The original, heavy-duty, famous Levi jeans were made for the California ‘49ers out of hemp sailcloth and rivets so that the pockets would not rip when filled with gold.
Medicine:
From 1842 through the 1880s, extremely strong marijuana (then known as cannabis extractums), hashish extracts, tinctures, and elixirs were routinely the second and third most-used medicines in America for humans (from birth through old age). These extracts were also used in veterinary medicine until the 1920s and longer.

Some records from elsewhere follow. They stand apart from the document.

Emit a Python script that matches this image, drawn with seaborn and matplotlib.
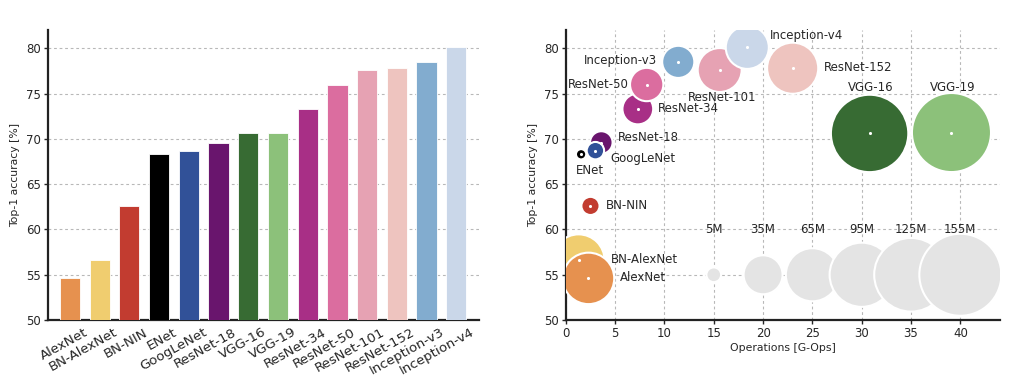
import matplotlib
matplotlib.use("Agg")
import matplotlib.pyplot as plt
import matplotlib.transforms as mtransforms
import numpy as np
import seaborn as sns
import pandas as pd

# data
models = ["AlexNet", "BN-AlexNet", "BN-NIN", "ENet", "GoogLeNet", "ResNet-18",
          "VGG-16", "VGG-19", "ResNet-34", "ResNet-50", "ResNet-101",
          "ResNet-152", "Inception-v3", "Inception-v4"]
accuracy = [54.6, 56.6, 62.6, 68.3, 68.7, 69.6, 70.6, 70.7, 73.3, 76.0, 77.6, 77.8, 78.5, 80.1]
operations = [2.3, 1.3, 2.5, 1.55, 3.0, 3.6, 30.8, 39.1, 7.3, 8.2, 15.6, 23.0, 11.4, 18.4]
params_m = [61, 62, 7.6, 0.37, 7, 11.7, 138, 144, 21.8, 25.6, 44.5, 60.2, 23.8, 42.7]
colors = ["#e6914f", "#f0cd6f", "#c23c30", "#000000", "#315198", "#69156d",
          "#376b33", "#8cc17a", "#a82f86", "#db6d9f", "#e6a2b3", "#eec4bf",
          "#82accf", "#cad7e9"]

ref_params = [5, 35, 65, 95, 125, 155]
ref_ops = [15, 20, 25, 30, 35, 40]
ref_labels = ["5M", "35M", "65M", "95M", "125M", "155M"]

df = pd.DataFrame({"model": models, "acc": accuracy, "ops": operations, "params": params_m})
palette = dict(zip(models, colors))
ref = pd.DataFrame({"ops": ref_ops, "acc": 55.0, "params": ref_params})

# bubbles drawn in this order (later ones on top)
draw_order = ["BN-AlexNet", "AlexNet", "BN-NIN", "ENet", "ResNet-18", "GoogLeNet",
              "ResNet-34", "ResNet-50", "Inception-v3", "ResNet-101", "Inception-v4",
              "ResNet-152", "VGG-16", "VGG-19"]
dfs = df.set_index("model").loc[draw_order].reset_index()

sns.set_theme(style="white")
plt.rcParams["font.family"] = ["DejaVu Sans"]

fig = plt.figure(figsize=(10.14, 3.77), dpi=100)
ax1 = fig.add_axes([0.047, 0.151, 0.425, 0.769])
ax2 = fig.add_axes([0.558, 0.151, 0.428, 0.769])

grid_kw = dict(color="#b8b8b8", linestyle=(0, (2.5, 2.5)), linewidth=0.8)

# left: bar chart
sns.barplot(data=df, x="model", y="acc", hue="model", palette=palette, legend=False,
            saturation=1, width=0.68, edgecolor="white", linewidth=0.6, ax=ax1, zorder=3)
ax1.set_ylim(50, 82)
ax1.set_xlim(-0.75, 13.75)
ax1.set_yticks([50, 55, 60, 65, 70, 75, 80])
ax1.yaxis.grid(True, **grid_kw)
ax1.set_axisbelow(True)
ax1.set_xlabel("")
ax1.set_ylabel("Top-1 accuracy [%]", fontsize=7.8)
ax1.tick_params(axis="y", labelsize=8.5, left=True, length=3, width=1, pad=2)
ax1.tick_params(axis="x", labelsize=9.6, bottom=False, length=0, pad=4)
shift = mtransforms.ScaledTranslation(0.14, 0, fig.dpi_scale_trans)
for lab in ax1.get_xticklabels():
    lab.set_rotation(29)
    lab.set_ha("right")
    lab.set_va("top")
    lab.set_rotation_mode("anchor")
    lab.set_transform(lab.get_transform() + shift)

# right: bubble chart
scale = 22.5
sizes = np.maximum(dfs["params"].to_numpy() * scale, 55)
sns.scatterplot(data=dfs, x="ops", y="acc", hue="model", palette=palette, legend=False,
                s=sizes, edgecolor="white", linewidth=1.5, alpha=1, ax=ax2, zorder=3)
sns.scatterplot(data=ref, x="ops", y="acc", color="#e4e4e4", legend=False,
                s=ref["params"].to_numpy() * scale, edgecolor="white", linewidth=1.5,
                ax=ax2, zorder=3)
# small white centre dots
ax2.scatter(df["ops"], df["acc"], s=5, color="white", zorder=4, linewidths=0)

labels = {
    "Inception-v4": (20.7, 81.4, "left"),
    "Inception-v3": (9.2, 78.6, "right"),
    "ResNet-50": (6.4, 76.0, "right"),
    "ResNet-101": (15.8, 74.6, "center"),
    "ResNet-152": (26.2, 77.9, "left"),
    "ResNet-34": (9.3, 73.3, "left"),
    "ResNet-18": (5.3, 70.1, "left"),
    "GoogLeNet": (4.5, 67.8, "left"),
    "ENet": (2.4, 66.5, "center"),
    "VGG-16": (30.9, 75.7, "center"),
    "VGG-19": (39.2, 75.7, "center"),
    "BN-NIN": (4.1, 62.7, "left"),
    "BN-AlexNet": (4.6, 56.7, "left"),
    "AlexNet": (5.5, 54.7, "left"),
}
for name, (tx, ty, ha) in labels.items():
    ax2.text(tx, ty, name, ha=ha, va="center", fontsize=8.5, zorder=5)
for x, lab in zip(ref_ops, ref_labels):
    ax2.text(x, 60.0, lab, ha="center", va="center", fontsize=8.5, zorder=5)

ax2.set_xlim(0, 44)
ax2.set_ylim(50, 82)
ax2.set_xticks(range(0, 45, 5))
ax2.set_yticks([50, 55, 60, 65, 70, 75, 80])
ax2.grid(True, **grid_kw)
ax2.set_axisbelow(True)
ax2.set_xlabel("Operations [G-Ops]", fontsize=7.8, labelpad=2)
ax2.set_ylabel("Top-1 accuracy [%]", fontsize=7.8)
ax2.tick_params(labelsize=8.5, left=True, bottom=True, length=3, width=1, pad=2)

for ax in (ax1, ax2):
    for side in ("top", "right"):
        ax.spines[side].set_visible(False)
    for side in ("left", "bottom"):
        ax.spines[side].set_color("#222222")
        ax.spines[side].set_linewidth(1.6)

fig.savefig("out.png", dpi=100)
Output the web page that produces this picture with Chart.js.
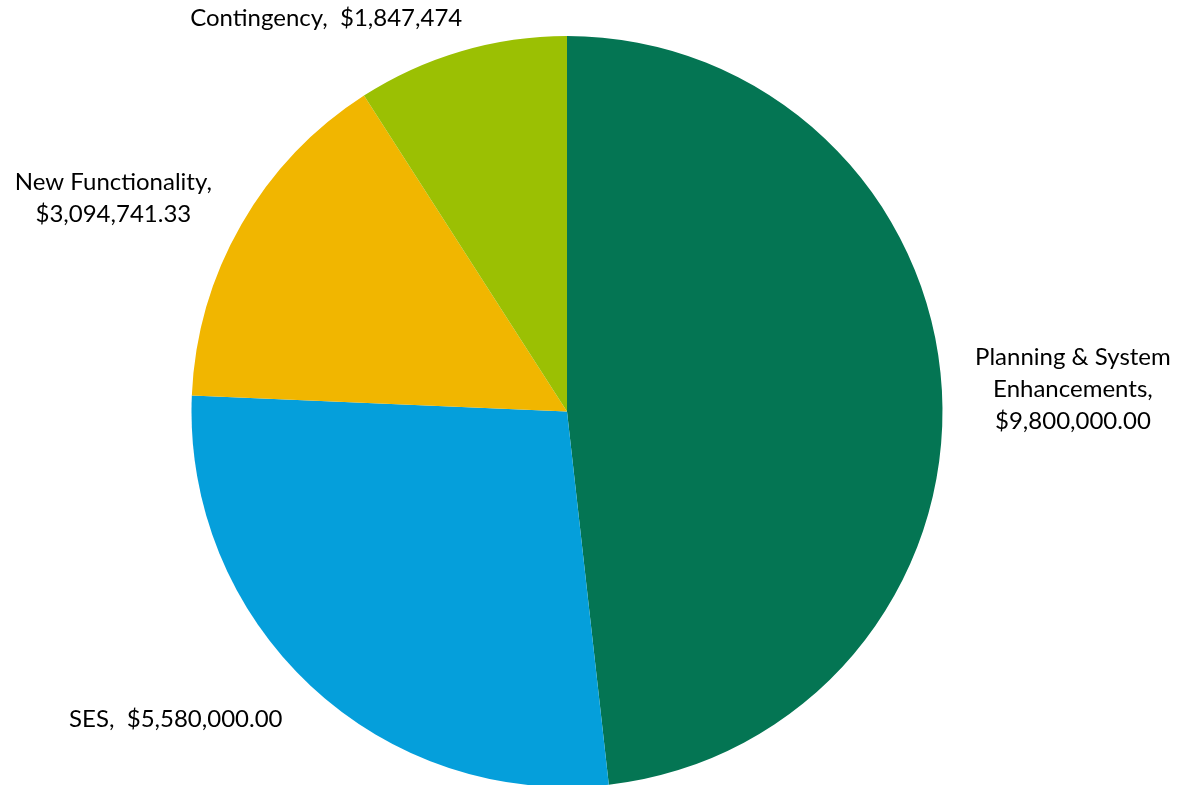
<!DOCTYPE html>
<html>
<head>
<meta charset="utf-8">
<script src="https://cdn.jsdelivr.net/npm/chart.js@4/dist/chart.umd.min.js"></script>
<style>
  html, body { margin: 0; padding: 0; background: #fff; overflow: hidden; }
  #wrap { width: 1178px; height: 785px; overflow: hidden; }
</style>
</head>
<body>
<div id="wrap"><canvas id="budgetChart" width="1178" height="787"></canvas></div>
<script>
// Budget split pie.
const categories = ['Planning & System Enhancements', 'SES', 'New Functionality', 'Contingency'];
const amounts = [9800000.00, 5580000.00, 3094741.33, 1847474];
const amountDecimals = [2, 2, 2, 0];
const sliceColors = ['#047553', '#059fdb', '#f1b600', '#9bc003'];

// how each label wraps in the original
const labelNameLines = [['Planning & System', 'Enhancements,'], ['SES,'], ['New Functionality,'], ['Contingency,']];
const valueOnSameLine = [false, true, false, true];
// nudge from the slice's mid-angle point on the rim
const labelNudge = [[131, -1], [-135, 33], [-128, -26], [-135, -33]];

function fmtMoney(v, d) {
  return '$' + v.toLocaleString('en-US', { minimumFractionDigits: d, maximumFractionDigits: d });
}

const outsideLabels = {
  id: 'outsideLabels',
  afterDatasetsDraw(chart) {
    const ctx = chart.ctx;
    const meta = chart.getDatasetMeta(0);
    ctx.save();
    ctx.font = '24px Lato, "Open Sans", sans-serif';
    ctx.fillStyle = '#000';
    ctx.textAlign = 'center';
    ctx.textBaseline = 'middle';
    meta.data.forEach((arc, i) => {
      const p = arc.getProps(['x', 'y', 'startAngle', 'endAngle', 'outerRadius'], true);
      const mid = (p.startAngle + p.endAngle) / 2;
      const ax = p.x + Math.cos(mid) * p.outerRadius + labelNudge[i][0];
      const ay = p.y + Math.sin(mid) * p.outerRadius + labelNudge[i][1];
      let lines = labelNameLines[i].slice();
      const money = fmtMoney(amounts[i], amountDecimals[i]);
      if (valueOnSameLine[i]) lines[lines.length - 1] += '  ' + money;
      else lines.push(money);
      const lh = 32;
      const top = ay - (lines.length - 1) * lh / 2;
      lines.forEach((t, k) => ctx.fillText(t, ax, top + k * lh));
    });
    ctx.restore();
  }
};

new Chart(document.getElementById('budgetChart'), {
  type: 'pie',
  data: {
    labels: categories,
    datasets: [{
      data: amounts,
      backgroundColor: sliceColors,
      borderWidth: 0,
    }],
  },
  options: {
    responsive: false,
    animation: false,
    layout: { padding: { top: 36, bottom: 0, left: 0, right: 44 } },
    plugins: { legend: { display: false }, tooltip: { enabled: false } },
  },
  plugins: [outsideLabels],
});
</script>
</body>
</html>
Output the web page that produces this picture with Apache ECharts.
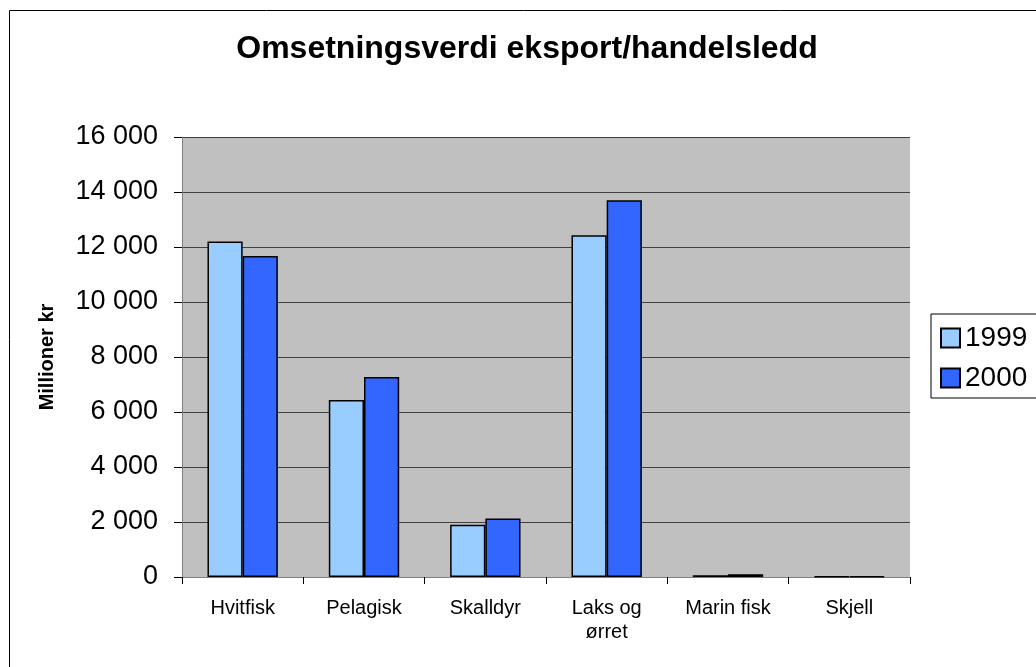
<!DOCTYPE html>
<html>
<head>
<meta charset="utf-8">
<script src="https://cdn.jsdelivr.net/npm/echarts@6/dist/echarts.min.js"></script>
<style>
  html, body { margin: 0; padding: 0; background: #fff; }
  #chart { width: 1036px; height: 667px; }
</style>
</head>
<body>
<div id="chart"></div>
<script>
var categories = ['Hvitfisk', 'Pelagisk', 'Skalldyr', 'Laks og\nørret', 'Marin fisk', 'Skjell'];
var values1999 = [12200, 6440, 1900, 12430, 60, 20];
var values2000 = [11670, 7270, 2130, 13700, 100, 20];
var yTicks = [0, 2000, 4000, 6000, 8000, 10000, 12000, 14000, 16000];

var font = 'Liberation Sans, Arial, sans-serif';

function fmt(v) {
  return String(v).replace(/\B(?=(\d{3})+(?!\d))/g, ' ');
}

var chart = echarts.init(document.getElementById('chart'));
var option = {
  backgroundColor: '#fff',
  animation: false,
  textStyle: { fontFamily: font, color: '#000' },
  title: {
    text: 'Omsetningsverdi eksport/handelsledd',
    left: 522, top: 28, textAlign: 'center',
    textStyle: { fontFamily: font, fontSize: 32, fontWeight: 'bold', color: '#000' }
  },
  graphic: [{
    type: 'rect', z: -1,
    shape: { x: 9.5, y: 10.5, width: 1040, height: 680 },
    style: { fill: 'none', stroke: '#000', lineWidth: 1 }
  }],
  legend: {
    orient: 'vertical',
    left: 931, top: 314,
    padding: [10, 30, 6, 9],
    itemGap: 12,
    itemWidth: 19, itemHeight: 19,
    borderColor: '#000', borderWidth: 1,
    backgroundColor: '#fff',
    icon: 'rect',
    textStyle: { fontFamily: font, fontSize: 28, color: '#000', lineHeight: 28 },
    data: ['1999', '2000']
  },
  grid: { left: 182, right: 126, top: 137, bottom: 90 },
  xAxis: {
    type: 'category',
    data: categories,
    axisLine: { lineStyle: { color: '#808080', width: 1 } },
    axisTick: { show: true, length: 7, lineStyle: { color: '#000' } },
    axisLabel: { fontFamily: font, fontSize: 20, color: '#000', margin: 19, lineHeight: 24 },
    splitArea: { show: false }
  },
  yAxis: {
    type: 'value',
    min: 0, max: 16000, interval: 2000,
    name: 'Millioner kr',
    nameLocation: 'middle',
    nameGap: 125,
    nameTextStyle: { fontFamily: font, fontSize: 20, fontWeight: 'bold', color: '#000' },
    axisLine: { show: true, lineStyle: { color: '#808080' } },
    axisTick: { show: true, length: 8, lineStyle: { color: '#000' } },
    axisLabel: { fontFamily: font, fontSize: 27, color: '#000', margin: 24, formatter: fmt },
    splitLine: { show: true, lineStyle: { color: '#404040', width: 1 } },
    splitArea: { show: true, areaStyle: { color: ['#C0C0C0'] } }
  },
  series: [{
    name: '1999', type: 'bar',
    data: values1999,
    barGap: '0%', barCategoryGap: '42%',
    itemStyle: { color: '#99CCFF', borderColor: '#000', borderWidth: 1.5 }
  }, {
    name: '2000', type: 'bar',
    data: values2000,
    itemStyle: { color: '#3366FF', borderColor: '#000', borderWidth: 1.5 }
  }]
};
chart.setOption(option);
</script>
</body>
</html>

For at least 3,000 years prior to 1842 widely varying marijuana extracts (bud, leaves, roots, etc.) were the most commonly used real medicines in the world for the majority of mankind’s illnesses.
The U.S. Pharmacopoeia indicated cannabis should be used for treating such ailments as fatigue, fits of coughing, rheumatism, asthma, delirium tremens, migraine headaches, and the cramps and depressions associated with menstruation.
In this century, cannabis research has demonstrated therapeutic value and complete safety in the treatment of many health problems including asthma, glaucoma, nausea, tumors, epilepsy, infection, stress, migraines, anorexia, depression, rheumatism, arthritis, and possibly herpes.
Deaths from aspirin (U.S. per year): 180 – 1,000 +
Deaths from legal drugs (U.S. per year) at doses used for prevention, diagnosis, or therapy: 106,000
Deaths from marijuana use: 0
Industry:
Almost any product that can be made from wood, cotton, or petroleum (including plastics) can be made from hemp. There are more than 25,000 known uses for hemp.
For thousands of years virtually all good paints and varnishes were made with hemp seed oil and/or linseed oil.
Hemp stems are 80% hurds (pulp by-product after the hemp fiber is removed from the plant). Hemp hurds are 77% cellulose – a primary chemical feed stock (industrial raw material) used in the production of chemicals, plastics, and fibers. Depending on which U.S. agricultural report is correct, an acre of full grown hemp plants can sustainably provide from 50 or even 100 times the cellulose found in other plants.
One acre of hemp produces as much cellulose fiber pulp as 4.1 acres of trees, making hemp a perfect material to replace trees for pressed board, particle board, and concrete construction molds.
Heating and compressing plant fibers can create practical, inexpensive, fire-resistant construction materials with excellent thermal and sound-insulating qualities. These strong plant fiber construction materials could replace dry wall and wood paneling. William B. Conde of Conde’s Redwood Lumber, Inc. near Eugene, Oregon, in conjunction with Washington State University (1991-1993), has demonstrated the superior strength, flexibility, and economy of hemp composite building materials compared to wood fiber, even as beams.
Isochanvre, a rediscovered French building material made from hemp hurds mixed with lime petrifies into a mineral state and lasts for many centuries. Archeologists have found a bridge in the south of France from the Merovingian period (500-751 A.D.), built with this process.
Hemp has been used throughout history for carpet backing. Hemp fiber has potential in the manufacture of strong, rot resistant carpeting – eliminating the poisonous fumes of synthetic materials. In a home or commercial building along with allergic reactions associated with new synthetic carpeting, hemp would solve the problems associated with petrochemically produced product in a residential and commercial capacity.
Plastic plumbing pipe (PVC pipes) can be manufactured using renewable hemp cellulose as the chemical feed stocks, replacing non-renewable coal or petroleum based chemical feed stocks.
In 1941 Henry Ford built a plastic car made of fiber from hemp. flax and sisal. Hemp plastic is biodegradable, synthetic plastic is not.